Making Room for Innovation
Companies that succeed in the Age of Connection facilitate human interaction and help people feel in touch with one another. Creating a more connected world requires organizations to embrace sustainable growth and to nurture workplace innovation. To make room for innovation, companies will have to change in several areas, such as marketing, management style, corporate culture and, often, ordinary business models.
Many companies have embraced the “results-only work environment” (ROWE). In this setting, supervisors don’t micromanage the amount of time workers spend on the job, but instead reward staff members based on their productivity.
Entrepreneurs can learn a lot from artists, and vice versa. The idea that entrepreneurs and artists have opposing natures – with the former relying mostly on their left brain and the latter relying on their right – is a myth. In reality, the best entrepreneurs tap into both sides of the brain, coming up with innovative solutions to challenges and recognizing the spirit of creative innovation in others. Once you create an innovative product or service, capitalize on it by attracting consumers with a “long-lasting, unique, relatable, enticing impression” – your “LURE.” Craft a LURE by focusing on six factors related to your offering: the perception it creates, how people connect to it based on their feelings, an emotionally compelling reason for people to buy it, clear communication about its value, a well-crafted brand identity or personality, and positive customer experiences.
A successful business must sell a value-added experience, not just a product. Ingredients like flour, milk and coffee beans alone aren’t worth the price of coffee and pastry. Customers buy the experience of being served and sitting in a cozy, inviting environment. Enhance the value customers see in your product by connecting with their needs and desires. If you want your business to grow, show your customers that you’re grateful for their patronage and be of service to them.
Sustainable Growth and Philanthropy
Entrepreneurs pass through six growth stages to achieve “sustainable success”: The first time people launch a business, they are often “clueless,” due to a lack of knowledge, and incompetent, due to a lack of experience.
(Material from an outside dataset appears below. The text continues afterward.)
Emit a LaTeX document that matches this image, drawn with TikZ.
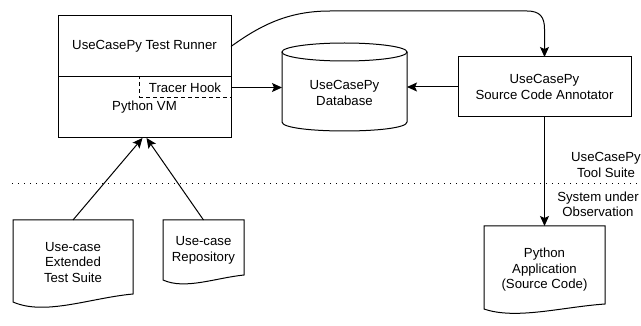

Don’t be afraid at this stage. Even failure can lead you to the second stage, being “awakened.” Once you learn how much you don’t know, you can educate yourself. In the third stage, being “deliberate,” market yourself positively and take on new clients and contracts. After you gain needed practice and can perform more efficiently, you enter the fourth stage, “flowing.” This leads to “mastery,” in which you make the conscious decision to be the best professional version of yourself. Your work brings you satisfaction. When your work affects others positively on a global level, you will achieve “artistry.”
Society needs entrepreneurs who create innovative offerings that serve three kinds of needs: philanthropic, profit making and public sector. This “hybrid value chain” benefits everyone. As social enterprises succeed, they can expand their reach and influence. They can generate jobs, give people a path out of poverty, stimulate the economy and perhaps even elevate life in their communities.
Author: Mel H. Abraham is a CPA with two decades of experience as a business adviser and financial expert. He founded the Business Breakthrough Academy and the Thoughtrapreneur Academy and has worked as a director and adviser on several boards of directors.